What has happened? Well, people might not want to be confronted with it too much but we are in fact getting ever closer to a cataclysmic saturation point as far as the pollution of the world is concerned.
If you look at the world as a whole, it is a closed system. Which inherently means that there is a very clear limit on how much nourishment the world can provide and how much the world can be taxed in terms of garbage and so forth. We are literally getting quite close to hitting the cap on how much the world can handle.
Consider for example that the current extinction rate is 1000 the normal rate (throughout the history of the world, even outside of extinction level events, species go extinct at a certain rate, mankind has managed to increase that rate to 1000 the normal rate). Which still is nothing compared to an actual extinction level event (of which the world has seen like half a dozen over so over the course of the past 2500 million years or so) but still, it is alarming to say the least.

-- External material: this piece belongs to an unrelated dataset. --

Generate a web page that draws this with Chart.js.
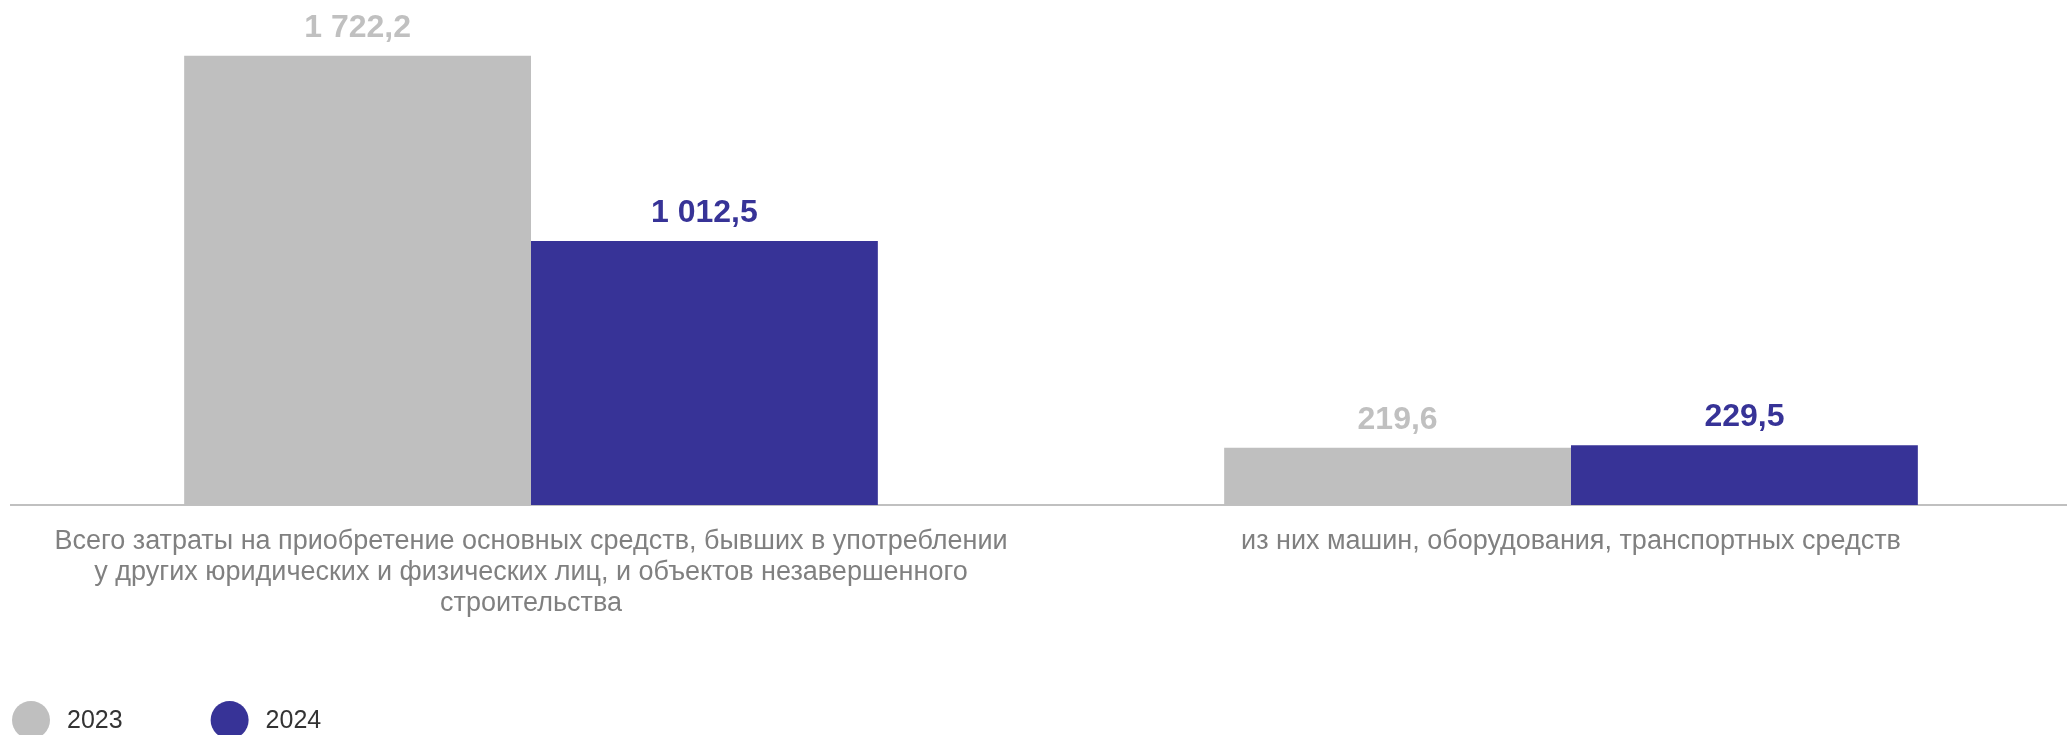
<!DOCTYPE html>
<html>
<head>
<meta charset="utf-8">
<script src="https://cdn.jsdelivr.net/npm/chart.js@4"></script>
<style>
    html, body { margin: 0; padding: 0; overflow: hidden; background: #fff; }
    #wrap { width: 2100px; height: 735px; position: relative; }
</style>
</head>
<body>
<div id="wrap"><canvas id="resultChart"></canvas></div>
<script>
    var categories = [
        ["Всего затраты на приобретение основных средств, бывших в употреблении",
         "у других юридических и физических лиц, и объектов незавершенного",
         "строительства"],
        "из них машин, оборудования, транспортных средств"
    ];
    var seriesNames = ["2023", "2024"];
    var values2023 = [1722.2, 219.6];
    var values2024 = [1012.5, 229.5];
    var barColors = ["#bfbfbf", "#373397"];
    var labelColors = ["#c0c0c0", "#373397"];

    function formatValue(v) {
        var parts = v.toFixed(1).split(".");
        return parts[0].replace(/\B(?=(\d{3})+(?!\d))/g, " ") + "," + parts[1];
    }

    //value labels above bars
    var valueLabels = {
        id: "valueLabels",
        afterDatasetsDraw: function (chart) {
            var ctx = chart.ctx;
            ctx.save();
            ctx.font = "bold 32px 'Liberation Sans', Arial, sans-serif";
            ctx.textAlign = "center";
            ctx.textBaseline = "alphabetic";
            chart.data.datasets.forEach(function (ds, i) {
                var meta = chart.getDatasetMeta(i);
                ctx.fillStyle = labelColors[i];
                meta.data.forEach(function (bar, j) {
                    ctx.fillText(formatValue(ds.data[j]), bar.x, bar.y - 19);
                });
            });
            ctx.restore();
        }
    };

    //legend at the bottom left
    var bottomLegend = {
        id: "bottomLegend",
        afterDraw: function (chart) {
            var ctx = chart.ctx;
            var r = 19;
            var x = 12;
            var cy = chart.height - 15;
            ctx.save();
            ctx.font = "25px 'Liberation Sans', Arial, sans-serif";
            ctx.textBaseline = "middle";
            ctx.textAlign = "left";
            chart.data.datasets.forEach(function (ds, i) {
                ctx.fillStyle = ds.backgroundColor;
                ctx.beginPath();
                ctx.arc(x + r, cy, r, 0, Math.PI * 2);
                ctx.fill();
                ctx.fillStyle = "#333333";
                ctx.fillText(ds.label, x + 2 * r + 17, cy + 1);
                x += 2 * r + 17 + ctx.measureText(ds.label).width + 88;
            });
            ctx.restore();
        }
    };

    var ctx = document.getElementById("resultChart");

    var barChart = new Chart(ctx, {
        type: "bar",
        data: {
            labels: categories,
            datasets: [{
                label: seriesNames[0],
                data: values2023,
                backgroundColor: barColors[0],
                borderWidth: 0,
                barPercentage: 1,
                categoryPercentage: 0.667
            }, {
                label: seriesNames[1],
                data: values2024,
                backgroundColor: barColors[1],
                borderWidth: 0,
                barPercentage: 1,
                categoryPercentage: 0.667
            }]
        },
        options: {
            responsive: true,
            maintainAspectRatio: false,
            animation: false,
            layout: { padding: { left: 11, right: 9, top: 0, bottom: 0 } },
            plugins: {
                legend: { display: false },
                tooltip: { enabled: false }
            },
            scales: {
                y: { display: false, min: 0, max: 1936 },
                x: {
                    grid: { display: false, drawTicks: false },
                    border: { display: true, color: "#c0c0c0", width: 2 },
                    ticks: {
                        color: "#808080",
                        font: { family: "'Liberation Sans', Arial, sans-serif", size: 27, lineHeight: 1.15 },
                        padding: 21,
                        maxRotation: 0,
                        autoSkip: false
                    },
                    afterFit: function (scale) {
                        scale.height = 230;
                    }
                }
            }
        },
        plugins: [valueLabels, bottomLegend]
    });
</script>
</body>
</html>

Bees, your example... are actually going extinct, slowly. This is not some conspiracy theory or anything, biologists all over the world have voiced concern over the state of bees for years now and in China there actually are efforts to replace the pollination of bees with manual labor. Not even joking. Now consider that very point of pollination. Bees (and other forms of life instrumental in pollination) are instrumental to the food chain. The food chain is built upon plant life. Without proper pollination, the food chain would collapse... hard.
And there are many other examples of this.
Is it hopeless? No, not at all. Life is incredibly resilient and, as I stated, the world has seen quite its fair share of E.L.E.'s over its history. It has always bounced back with a vengeance. So, we can still turn things around. But, until such a time as when we are in fact ready to do that in earnest, prepare to see things get worse before they start getting better.